AHI | ah-hee | Hawaiian for yellowfin tuna and not screamed when surfing on the North Shore. Here at Highway Inn, there’s a choice of fresh or previously frozen ahi, served in a variety of Hawaiian style ways.
BEEF STEW | beef stoo | A top selling item, our Hawaiian beef stew is different than traditional American stew. Each order is slow cooked one pot at a time until our flavorful tomato base makes each morsel of beef extra tender.
BUTTERFISH STEW N’ GRAVY | butt-tah feesh an gray-vee | Salted butterfish (black cod) boiled and smothered in our Hawaiian stew. It’s served grilled, plain or in hot water with green onions. Don’t you wish this was in front of you?

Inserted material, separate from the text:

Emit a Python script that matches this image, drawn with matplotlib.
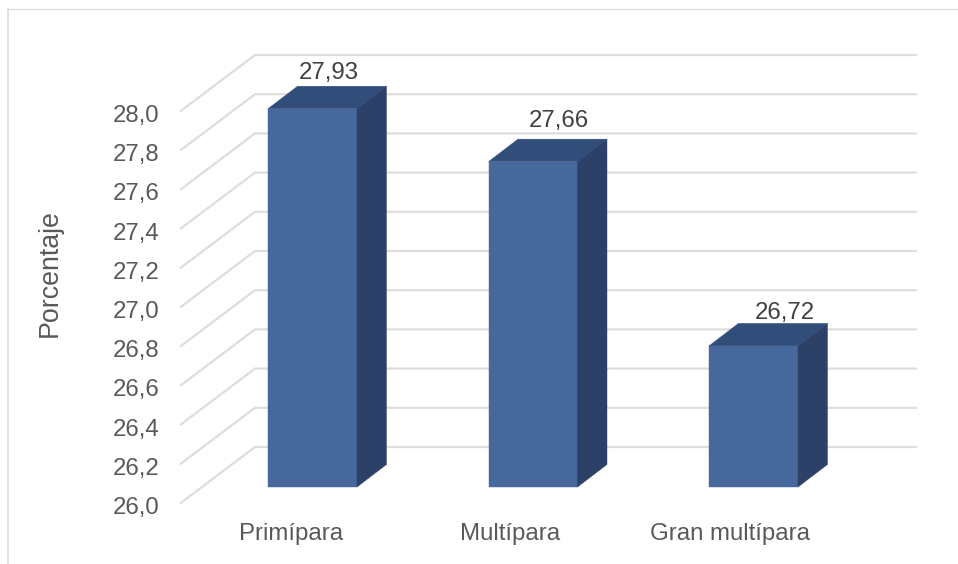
import matplotlib
matplotlib.use("Agg")
import matplotlib.pyplot as plt
from matplotlib.patches import Polygon

plt.rcParams['font.family'] = ['Liberation Sans', 'DejaVu Sans']

categories = ["Primípara", "Multípara", "Gran multípara"]
values = [27.93, 27.66, 26.72]
value_labels = ["27,93", "27,66", "26,72"]
tick_values = [26.0, 26.2, 26.4, 26.6, 26.8, 27.0, 27.2, 27.4, 27.6, 27.8, 28.0]
tick_labels = ["26,0", "26,2", "26,4", "26,6", "26,8", "27,0", "27,2", "27,4", "27,6", "27,8", "28,0"]

W, H = 958, 564
PX_Y = 196.0      # pixels per unit of value
PX_X = 220.5      # pixels per category
X0, Y0 = 312.5, 487.0   # pixel position of category 0, value 26
BAR_W = 89 / PX_X
FLOOR = 26.0
FONT = 17.3

fig = plt.figure(figsize=(W / 100, H / 100), dpi=100, facecolor="white")
ax = fig.add_axes([0, 0, 1, 1])
ax.set_xlim(-X0 / PX_X, (W - X0) / PX_X)
ybot = FLOOR - (H - Y0) / PX_Y
ax.set_ylim(ybot, ybot + H / PX_Y)
ax.axis("off")

GRID = "#DDDDDD"
# outer chart frame, in inches on the figure
frame_tf = fig.dpi_scale_trans
ax.plot([0.08, 0.08], [0, (H - 8.5) / 100], color=GRID, lw=1.3,
        transform=frame_tf, clip_on=False, zorder=1)
ax.plot([0.08, W / 100], [(H - 8.5) / 100, (H - 8.5) / 100], color=GRID, lw=1.0,
        transform=frame_tf, clip_on=False, zorder=1)

# back wall gridlines, side wall diagonals, value tick labels
xb = (255 - X0) / PX_X
xe = (917 - X0) / PX_X
xf = (180 - X0) / PX_X
back_lift = 40 / PX_Y
front_drop = 16.5 / PX_Y
for v, lab in zip(tick_values, tick_labels):
    ax.plot([xf, xb, xe], [v - front_drop, v + back_lift, v + back_lift], color=GRID,
            lw=1.6, zorder=2, solid_joinstyle="miter", solid_capstyle="butt")
    ax.text((159.5 - X0) / PX_X, v - 21 / PX_Y, lab, ha="right", va="center",
            fontsize=FONT, color="#595959")

DX, DY = 29.5 / PX_X, 22.5 / PX_Y
FRONT, TOP, SIDE = "#46689C", "#314E7A", "#2C4068"
label_nudges = [16, 26, 31.5]
label_lifts = [13, 18, 10.5]
cat_nudges = [-21.5, -23, -23]
for i, (cat, val, vlab) in enumerate(zip(categories, values, value_labels)):
    l, r = i - BAR_W / 2, i + BAR_W / 2
    ax.add_patch(Polygon([(l, FLOOR), (r, FLOOR), (r, val), (l, val)], closed=True,
                         facecolor=FRONT, edgecolor=FRONT, lw=0.3, zorder=5))
    ax.add_patch(Polygon([(l, val), (r, val), (r + DX, val + DY), (l + DX, val + DY)],
                         closed=True, facecolor=TOP, edgecolor=TOP, lw=0.3, zorder=5))
    ax.add_patch(Polygon([(r, FLOOR), (r + DX, FLOOR + DY), (r + DX, val + DY), (r, val)],
                         closed=True, facecolor=SIDE, edgecolor=SIDE, lw=0.3, zorder=5))
    ax.text(i + label_nudges[i] / PX_X, val + DY + label_lifts[i] / PX_Y, vlab,
            ha="center", va="center", fontsize=FONT, color="#404040", zorder=6)
    ax.text(i + cat_nudges[i] / PX_X, FLOOR - 47 / PX_Y, cat, ha="center", va="center",
            fontsize=FONT, color="#595959")

ax.text((49.5 - X0) / PX_X, FLOOR + (Y0 - 273.5) / PX_Y, "Porcentaje", rotation=90,
        ha="center", va="center", fontsize=19.3, color="#595959")

fig.savefig("out.png", dpi=100, facecolor="white")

CHICKEN LONG RICE | chi-ken lah-ng rye-s | Made of Chinese vermicelli noodles, chicken, broth, ginger, garlic and green onions, this dish is a Hawaiian luau staple since the mid-1800s. One taste and you’ll know why.
CHILI PEPPER WATER | chee-lee peh-pa wad-dah | A popular condiment prepared from local red chilis, salt, and water. It’s good on most everything, but not the table, floor, or your friend. So please don’t shake the bottle when dining here.
HAWAIIAN SALT | ha-why-in sahl-t | Or Alaea Sea Salt is a traditional Hawaiian table salt. Historically, it was to preserve foods, which is why much of Hawaiian cuisine is seasoned with it.
HAUPIA | how-pee-ah | A sweet Hawaiian dessert. It’s a cross between coconut pudding and Jello®. Traditionally made of arrowroot (pia), haupia is now made of coconut milk, cornstarch and sugar. It’s a great way to finish a meal as well as start a meal.
KĀLUA PIG | kah-loo-ah peeg | Literally means, “pig cooked in an underground oven.” It’s the centerpiece to Hawaiian lū‘aus (party) and was traditionally slowed cooked in an imu (underground oven). It’s similar to carnitas, but has a smokier flavor.
LAU LAU | like wow-wow, but with an “L” | A traditional Hawaiian food consisting of a piece of pork and butterfish wrapped in lū‘au (loo-ow) leaves (think spinach) and steamed for several hours.
LIMU | lee-moo | Hawaiian for seaweed, it added a savory flavor to the ancient Hawaiian diet. Today, we use it in the same way. You’ll find it in our fresh ahi poke (poh-kay) as well as in our delicious poke bowls.
LOMI SALMON | low-me sam-min | A Hawaiian side dish made of diced tomatoes, onions and salmon. Similar to ceviche, lomi salmon’s culinary partner in crime is poi. This dish is on the saltier side as a result of the salted salmon’s introduction by whalers in the early 19th century.
NA‘AU PUA‘A | nah-ow poo-ah-ah | A Fear Factor dish. It’s chitterlings (pig intestines) and lū‘au leaves in a soupy base. The literal translation is gut (na‘au) of the pig (pua‘a). It’s on the saltier side, and easier to eat than to pronounce.
PIPIKAULA | pee-pee-cow-lah | Our most popular dish, pipikaula was a favorite snack among paniolos (Hawaiian cowboys) during long cattle drives in the 19th century. A salted, dried beef strip, some liken pipi (beef) kaula (strip) to beef jerky, but our version is a bit different. Our pipikaula is seasoned, dried and then grilled to enhance the flavor.
POI | poy | Made of mashed up taro root. It was the main source of starch for Hawaiians. Whether it’s served at room temperature or cold, locals often eat it with a spoonful of lomi salmon or a bite of kālua pig.
POKE | poh-key or poh-kay | Consists of diced raw ahi (yellowfin tuna), sea salt, sesame oil, limu (seaweed) and soy sauce. It’s served as an appetizer or a main dish (see poke bowl), but it should always be served with a cold beer and good times.
POKE BOWL | poh-key bohl | If poke as an appetizer isn’t enough to fill you up, a poke bowl is the next option. It’s a complete meal, consisting of poke served over a bed of rice. It’s great way to curb any size hunger.
SQUID LŪ‘AU | skwid loo-ow | If you ever muster up the courage to try this dish, you won’t be disappointed. Squid lū‘au is a wonderful motley of steamed lū‘au leaves, coconut milk and squid.
TRIPE STEW | try-p stoo | The inner lining of the cow’s stomach in a tomato soup base with small pieces of carrots. Trust us, it tastes way better than it sounds.